Du jour au lendemain, après sept ans de bons et loyaux services, on m’a jeté à la benne. Avec une prime de dix mille dollars. On achetait mon silence. Je détenais des informations confidentielles, je représentais une erreur dans le rouage des institutions. Je l’ai mal pris, et j’ai balancé tout ce que je savais à la presse. Tout s’est su, on m’a retrouvé, on m’a jeté en H.P.
Pas loin de trois ans avec des fous, et je n’ai rien contre eux, au contraire, tout cela pour moi est une question de point de vue. Dans ma bouche le mot fou n’a rien de péjoratif. Et si l’on en croit ma nouvelle entrée à l’hôpital, je suis moi-même fou. Suis-je dangereux, véritablement dangereux ? Pas pour le gouvernement, non, cela je l’ai bien compris, je suis un fou, un vrai, un danger, pour la société. Je suis une défaillance du système gouvernemental.
Enfin libéré de mes sangles, et debout, conduit par ce charmant docteur, je suis accueilli par cinq autres docteurs.
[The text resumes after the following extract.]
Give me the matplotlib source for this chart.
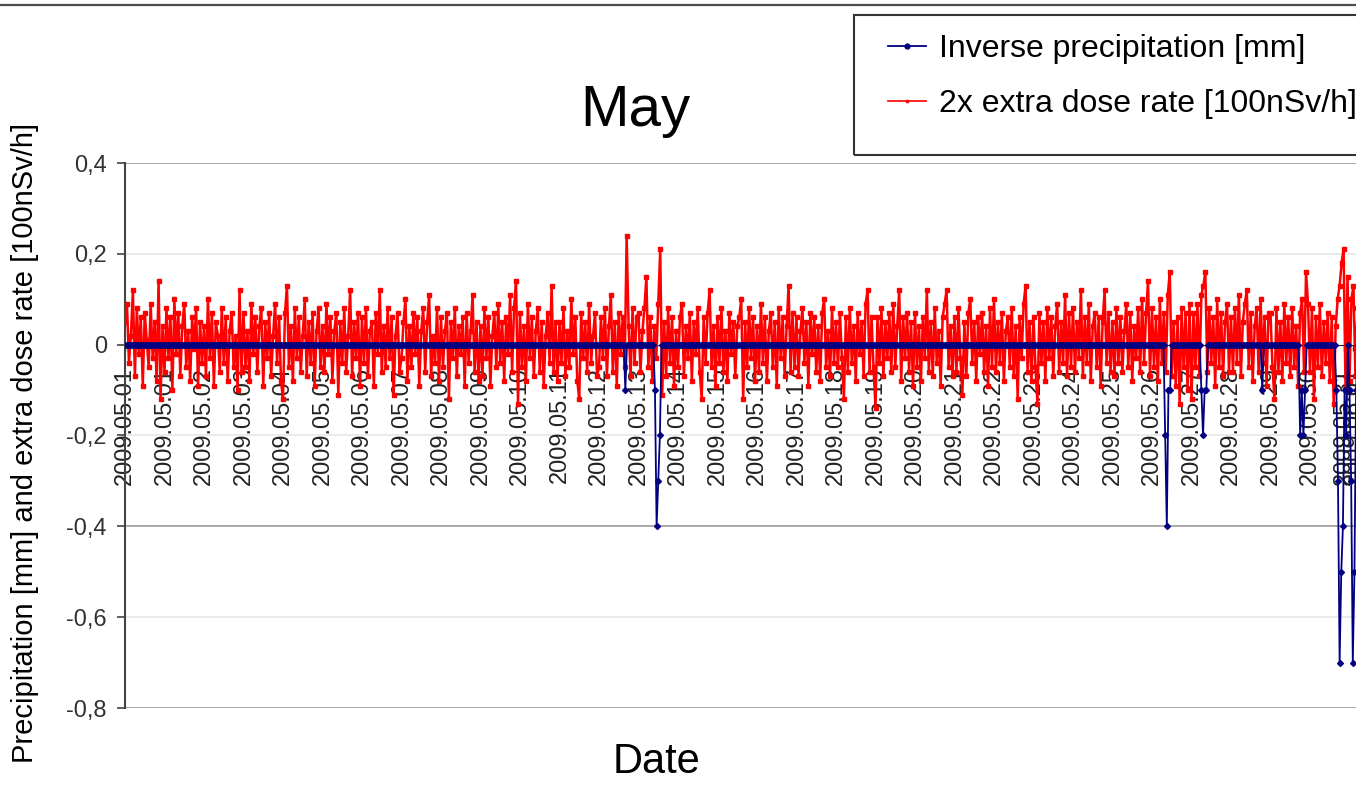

On m’emmène au secrétariat, je signe des papiers. Une fois le service administratif expédié, on m’emmène en chambre d’isolement. Je regarde tour à tour les médecins, je finis par croiser le regard du docteur Whitman, l’implorant, elle ne bronche pas. Traître.
Des liens sont prêts, attachés à mon futur lit en cas de probable violence. Je suis abasourdi, je ne comprends pas ce qui m’arrive. Je décide de la jouer fine, de garder le sourire, de parler docilement. On me donne un pyjama, on m’explique qu’après leur départ, mon seul moyen de communication avec le service médical sera la caméra posée en haut au coin gauche du lit. Je souris, je fais un signe de la main à la caméra en disant bonjour maman. Un conseil dans cette situation : éviter l’humour.
– Monsieur Foster, reposez-vous maintenant, me dit le docteur Whitman, on parlera de ça demain.
L’escadrille de blouses blanches se faufile derrière la première porte, j’entends les clés tourner dans la serrure, puis une deuxième porte s’ouvre, fermée elle aussi à double tour. Je suis bien loin de la sortie.
Je me sens comme un rat de laboratoire. J’enfile mon pyjama, je ne peux pas m’empêcher de montrer mon cul à la caméra, tout en me trémoussant, arrête tes conneries Ben, me dit cette voix de Gemini cricket. Sans comprendre les raisons de mon enfermement, je m’endors dans cette atmosphère aseptisée, javellisée, blanche, et rêve de mes futures conversations avec les fous.